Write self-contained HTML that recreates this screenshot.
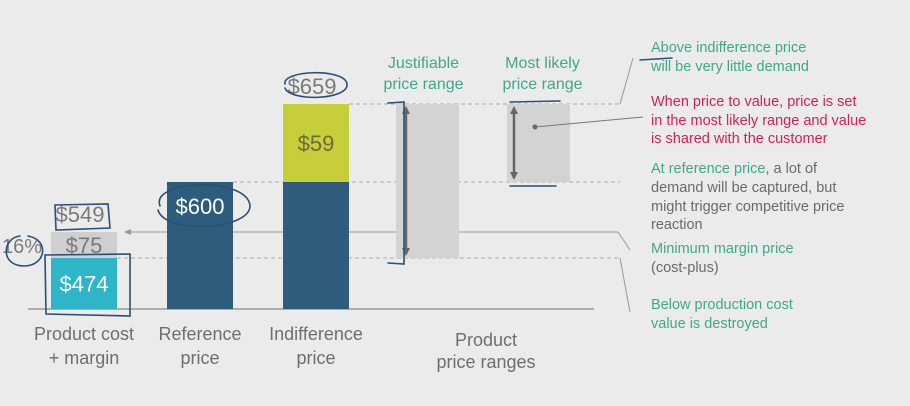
<!DOCTYPE html>
<html><head><meta charset="utf-8">
<style>
html,body{margin:0;padding:0;background:#ebebeb;}
svg{display:block;font-family:"Liberation Sans","DejaVu Sans",sans-serif;}
</style></head>
<body>
<svg id="chart" width="910" height="406" viewBox="0 0 910 406">
<rect x="0" y="0" width="910" height="406" fill="#ebebeb"/>
<g id="guides"></g>
<g id="bars"></g>
<g id="labels"></g>
<g id="notes"></g>
</svg>
<script>
// data
const categories = ["Product cost|+ margin", "Reference|price", "Indifference|price"];
const segStart = [0, 474, 0, 0, 600];
const segEnd = [474, 549, 600, 600, 659];
const segCat = [0, 0, 1, 2, 2];
const segLabel = ["$474", "$75", "$600", "", "$59"];
const totals = ["$549", "", "$659"];
const rangeLow = [474, 600];
const rangeHigh = [659, 659];
const rangeNames = ["Justifiable|price range", "Most likely|price range"];

// axis functions (piecewise, illustration is not to scale)
const yDom = [0, 474, 549, 600, 659];
const yRng = [309, 258, 232, 182, 104];
function y(v){
  for(let i=1;i<yDom.length;i++){
    if(v<=yDom[i]||i===yDom.length-1){
      const t=(v-yDom[i-1])/(yDom[i]-yDom[i-1]);
      return yRng[i-1]+t*(yRng[i]-yRng[i-1]);
    }
  }
}
const catX0 = 51, catStep = 116, barW = 66;
function x(i){return catX0+i*catStep;}
const rangeX0 = 396, rangeStep = 111, rangeW = 63;
function rx(i){return rangeX0+i*rangeStep;}

const NS="http://www.w3.org/2000/svg";
function mk(tag,attrs,parent,text){
  const e=document.createElementNS(NS,tag);
  for(const k in attrs)e.setAttribute(k,attrs[k]);
  if(text!==undefined)e.textContent=text;
  parent.appendChild(e);return e;
}
const G=document.getElementById('guides'),B=document.getElementById('bars'),
L=document.getElementById('labels'),N=document.getElementById('notes');
const colors=["#2fb5c8","#cfcfcf","#2d5c7d","#2d5c7d","#c6cf3a"];
const txtCol=["#ffffff","#7a7a7a","#ffffff","#ffffff","#6b6b3a"];

// guide lines
const d1=mk('line',{x1:349,y1:y(659),x2:620,y2:y(659),stroke:'#aaa','stroke-dasharray':'4 3'},G);

const d2=mk('line',{x1:233,y1:y(600),x2:620,y2:y(600),stroke:'#aaa','stroke-dasharray':'4 3'},G);

const d3=mk('line',{x1:117,y1:y(474),x2:620,y2:y(474),stroke:'#aaa','stroke-dasharray':'4 3'},G);

const d4=mk('line',{x1:130,y1:y(549),x2:618,y2:y(549),stroke:'#999'},G);

const ah=mk('path',{d:`M124 ${y(549)} l7 -3 v6 z`,fill:'#999'},G);

const diag=[[620,y(659),633,58],[618,y(549),630,250],[620,y(474),630,312]];
diag.forEach(function(dd){
  const l=mk('line',{x1:dd[0],y1:dd[1],x2:dd[2],y2:dd[3],stroke:'#999'},G);
  
});
const base=mk('line',{x1:28,y1:309,x2:594,y2:309,stroke:'#999','stroke-width':1.5},G);


// bars
for(let i=0;i<segStart.length;i++){
  const top=y(segEnd[i]),bot=y(segStart[i]);
  const r=mk('rect',{x:x(segCat[i]),y:top,width:barW,height:bot-top,fill:colors[i]},B);
  
  
  if(segLabel[i]){
    const cy = (i===2) ? top+24 : (top+bot)/2;
    const t=mk('text',{x:x(segCat[i])+barW/2,y:cy+8,'text-anchor':'middle','font-size':22,fill:txtCol[i]},B,segLabel[i]);
    
    
  }
}
for(let c=0;c<categories.length;c++){
  const parts=categories[c].split('|');
  parts.forEach(function(p,k){
    const t=mk('text',{x:x(c)+barW/2,y:340+k*24,'text-anchor':'middle','font-size':18,fill:'#6e6e6e'},L,p);
    
    
  });
  if(totals[c]){
    const segTop=Math.max.apply(null,segEnd.filter((v,i)=>segCat[i]===c));
    const t=mk('text',{x:x(c)+barW/2-4,y:y(segTop)-10,'text-anchor':'middle','font-size':22,fill:'#7a7a7a'},L,totals[c]);
    
    
  }
}
const pct=mk('text',{x:22,y:253,'text-anchor':'middle','font-size':20,fill:'#7a7a7a'},L,'16%');


// range boxes
for(let i=0;i<rangeLow.length;i++){
  const top=y(rangeHigh[i]),bot=y(rangeLow[i]);
  const r=mk('rect',{x:rx(i),y:top,width:rangeW,height:bot-top,fill:'#d3d3d3'},B);
  
  
  const ax=rx(i)+(i===0?10:7);
  const a=mk('line',{x1:ax,y1:top+4,x2:ax,y2:bot-4,stroke:'#666','stroke-width':2.5},B);
  
  const h1=mk('path',{d:`M${ax-4} ${top+10} L${ax} ${top+2} L${ax+4} ${top+10}z`,fill:'#666'},B);
  
  const h2=mk('path',{d:`M${ax-4} ${bot-10} L${ax} ${bot-2} L${ax+4} ${bot-10}z`,fill:'#666'},B);
  
  rangeNames[i].split('|').forEach(function(p,k){
    const t=mk('text',{x:rx(i)+rangeW/2+(i===0?-4:4),y:68+k*21,'text-anchor':'middle','font-size':16,fill:'#3ea98a'},L,p);
    
    
  });
}
const dot=mk('circle',{cx:535,cy:127,r:2.5,fill:'#666'},B);

const cl=mk('line',{x1:535,y1:127,x2:643,y2:117,stroke:'#777'},B);

['Product','price ranges'].forEach(function(p,k){
  const t=mk('text',{x:486,y:346+k*22,'text-anchor':'middle','font-size':18,fill:'#6e6e6e'},L,p);
  
});

// annotations
const notes=[
 [52,'#3ea98a','Above indifference price'],[71,'#3ea98a','will be very little demand'],
 [106,'#cf2358','When price to value, price is set'],[125,'#cf2358','in the most likely range and value'],
 [143,'#cf2358','is shared with the customer'],
 [173,null,'At reference price, a lot of'],[192,'#6a6a6a','demand will be captured, but'],
 [211,'#6a6a6a','might trigger competitive price'],[229,'#6a6a6a','reaction'],
 [253,'#3ea98a','Minimum margin price'],[272,'#6a6a6a','(cost-plus)'],
 [309,'#3ea98a','Below production cost'],[328,'#3ea98a','value is destroyed']
];
notes.forEach(function(n){
  const t=mk('text',{x:651,y:n[0],'font-size':14.5,fill:n[1]||'#6a6a6a'},N);
  if(n[1]===null){
    mk('tspan',{fill:'#3ea98a'},t,'At reference price');
    mk('tspan',{fill:'#6a6a6a'},t,', a lot of');
  } else t.textContent=n[2];
  
  
});

// handwritten marks
const hand=[
 'M285 84 C 282 70, 345 68, 347 84 C 349 100, 290 102, 285 88',
 'M160 206 C 150 180, 245 176, 250 205 C 252 230, 165 235, 158 210',
 'M55 205 L 108 204 L 110 228 L 56 230 Z',
 'M20 236 C 2 238, 0 266, 24 266 C 46 266, 50 240, 28 236',
 'M45 255 L 130 254 L 130 316 L 46 314 Z',
 'M388 103 L 404 102 L 404 264 L 388 263',
 'M510 102 L 560 101 M 510 186 L 556 186',
 'M640 60 L 672 58'
];
hand.forEach(function(d){
  const p=mk('path',{d:d,fill:'none',stroke:'#2a4f78','stroke-width':1.6,'stroke-linecap':'round'},N);
  
  
});
</script>
</body></html>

++++++++++++++++++++

= WRITTEN TASK =
Write out the whole listing again, exactly, with no pictures.

= SOLUTION FOR THIS PROBLEM =
Write self-contained HTML that recreates this screenshot.
<!DOCTYPE html>
<html><head><meta charset="utf-8">
<style>
html,body{margin:0;padding:0;background:#ebebeb;}
svg{display:block;font-family:"Liberation Sans","DejaVu Sans",sans-serif;}
</style></head>
<body>
<svg id="chart" width="910" height="406" viewBox="0 0 910 406">
<rect x="0" y="0" width="910" height="406" fill="#ebebeb"/>
<g id="guides"></g>
<g id="bars"></g>
<g id="labels"></g>
<g id="notes"></g>
</svg>
<script>
// data
const categories = ["Product cost|+ margin", "Reference|price", "Indifference|price"];
const segStart = [0, 474, 0, 0, 600];
const segEnd = [474, 549, 600, 600, 659];
const segCat = [0, 0, 1, 2, 2];
const segLabel = ["$474", "$75", "$600", "", "$59"];
const totals = ["$549", "", "$659"];
const rangeLow = [474, 600];
const rangeHigh = [659, 659];
const rangeNames = ["Justifiable|price range", "Most likely|price range"];

// axis functions (piecewise, illustration is not to scale)
const yDom = [0, 474, 549, 600, 659];
const yRng = [309, 258, 232, 182, 104];
function y(v){
  for(let i=1;i<yDom.length;i++){
    if(v<=yDom[i]||i===yDom.length-1){
      const t=(v-yDom[i-1])/(yDom[i]-yDom[i-1]);
      return yRng[i-1]+t*(yRng[i]-yRng[i-1]);
    }
  }
}
const catX0 = 51, catStep = 116, barW = 66;
function x(i){return catX0+i*catStep;}
const rangeX0 = 396, rangeStep = 111, rangeW = 63;
function rx(i){return rangeX0+i*rangeStep;}

const NS="http://www.w3.org/2000/svg";
function mk(tag,attrs,parent,text){
  const e=document.createElementNS(NS,tag);
  for(const k in attrs)e.setAttribute(k,attrs[k]);
  if(text!==undefined)e.textContent=text;
  parent.appendChild(e);return e;
}
const G=document.getElementById('guides'),B=document.getElementById('bars'),
L=document.getElementById('labels'),N=document.getElementById('notes');
const colors=["#2fb5c8","#cfcfcf","#2d5c7d","#2d5c7d","#c6cf3a"];
const txtCol=["#ffffff","#7a7a7a","#ffffff","#ffffff","#6b6b3a"];

// guide lines
const d1=mk('line',{x1:349,y1:y(659),x2:620,y2:y(659),stroke:'#aaa','stroke-dasharray':'4 3'},G);

const d2=mk('line',{x1:233,y1:y(600),x2:620,y2:y(600),stroke:'#aaa','stroke-dasharray':'4 3'},G);

const d3=mk('line',{x1:117,y1:y(474),x2:620,y2:y(474),stroke:'#aaa','stroke-dasharray':'4 3'},G);

const d4=mk('line',{x1:130,y1:y(549),x2:618,y2:y(549),stroke:'#999'},G);

const ah=mk('path',{d:`M124 ${y(549)} l7 -3 v6 z`,fill:'#999'},G);

const diag=[[620,y(659),633,58],[618,y(549),630,250],[620,y(474),630,312]];
diag.forEach(function(dd){
  const l=mk('line',{x1:dd[0],y1:dd[1],x2:dd[2],y2:dd[3],stroke:'#999'},G);
  
});
const base=mk('line',{x1:28,y1:309,x2:594,y2:309,stroke:'#999','stroke-width':1.5},G);


// bars
for(let i=0;i<segStart.length;i++){
  const top=y(segEnd[i]),bot=y(segStart[i]);
  const r=mk('rect',{x:x(segCat[i]),y:top,width:barW,height:bot-top,fill:colors[i]},B);
  
  
  if(segLabel[i]){
    const cy = (i===2) ? top+24 : (top+bot)/2;
    const t=mk('text',{x:x(segCat[i])+barW/2,y:cy+8,'text-anchor':'middle','font-size':22,fill:txtCol[i]},B,segLabel[i]);
    
    
  }
}
for(let c=0;c<categories.length;c++){
  const parts=categories[c].split('|');
  parts.forEach(function(p,k){
    const t=mk('text',{x:x(c)+barW/2,y:340+k*24,'text-anchor':'middle','font-size':18,fill:'#6e6e6e'},L,p);
    
    
  });
  if(totals[c]){
    const segTop=Math.max.apply(null,segEnd.filter((v,i)=>segCat[i]===c));
    const t=mk('text',{x:x(c)+barW/2-4,y:y(segTop)-10,'text-anchor':'middle','font-size':22,fill:'#7a7a7a'},L,totals[c]);
    
    
  }
}
const pct=mk('text',{x:22,y:253,'text-anchor':'middle','font-size':20,fill:'#7a7a7a'},L,'16%');


// range boxes
for(let i=0;i<rangeLow.length;i++){
  const top=y(rangeHigh[i]),bot=y(rangeLow[i]);
  const r=mk('rect',{x:rx(i),y:top,width:rangeW,height:bot-top,fill:'#d3d3d3'},B);
  
  
  const ax=rx(i)+(i===0?10:7);
  const a=mk('line',{x1:ax,y1:top+4,x2:ax,y2:bot-4,stroke:'#666','stroke-width':2.5},B);
  
  const h1=mk('path',{d:`M${ax-4} ${top+10} L${ax} ${top+2} L${ax+4} ${top+10}z`,fill:'#666'},B);
  
  const h2=mk('path',{d:`M${ax-4} ${bot-10} L${ax} ${bot-2} L${ax+4} ${bot-10}z`,fill:'#666'},B);
  
  rangeNames[i].split('|').forEach(function(p,k){
    const t=mk('text',{x:rx(i)+rangeW/2+(i===0?-4:4),y:68+k*21,'text-anchor':'middle','font-size':16,fill:'#3ea98a'},L,p);
    
    
  });
}
const dot=mk('circle',{cx:535,cy:127,r:2.5,fill:'#666'},B);

const cl=mk('line',{x1:535,y1:127,x2:643,y2:117,stroke:'#777'},B);

['Product','price ranges'].forEach(function(p,k){
  const t=mk('text',{x:486,y:346+k*22,'text-anchor':'middle','font-size':18,fill:'#6e6e6e'},L,p);
  
});

// annotations
const notes=[
 [52,'#3ea98a','Above indifference price'],[71,'#3ea98a','will be very little demand'],
 [106,'#cf2358','When price to value, price is set'],[125,'#cf2358','in the most likely range and value'],
 [143,'#cf2358','is shared with the customer'],
 [173,null,'At reference price, a lot of'],[192,'#6a6a6a','demand will be captured, but'],
 [211,'#6a6a6a','might trigger competitive price'],[229,'#6a6a6a','reaction'],
 [253,'#3ea98a','Minimum margin price'],[272,'#6a6a6a','(cost-plus)'],
 [309,'#3ea98a','Below production cost'],[328,'#3ea98a','value is destroyed']
];
notes.forEach(function(n){
  const t=mk('text',{x:651,y:n[0],'font-size':14.5,fill:n[1]||'#6a6a6a'},N);
  if(n[1]===null){
    mk('tspan',{fill:'#3ea98a'},t,'At reference price');
    mk('tspan',{fill:'#6a6a6a'},t,', a lot of');
  } else t.textContent=n[2];
  
  
});

// handwritten marks
const hand=[
 'M285 84 C 282 70, 345 68, 347 84 C 349 100, 290 102, 285 88',
 'M160 206 C 150 180, 245 176, 250 205 C 252 230, 165 235, 158 210',
 'M55 205 L 108 204 L 110 228 L 56 230 Z',
 'M20 236 C 2 238, 0 266, 24 266 C 46 266, 50 240, 28 236',
 'M45 255 L 130 254 L 130 316 L 46 314 Z',
 'M388 103 L 404 102 L 404 264 L 388 263',
 'M510 102 L 560 101 M 510 186 L 556 186',
 'M640 60 L 672 58'
];
hand.forEach(function(d){
  const p=mk('path',{d:d,fill:'none',stroke:'#2a4f78','stroke-width':1.6,'stroke-linecap':'round'},N);
  
  
});
</script>
</body></html>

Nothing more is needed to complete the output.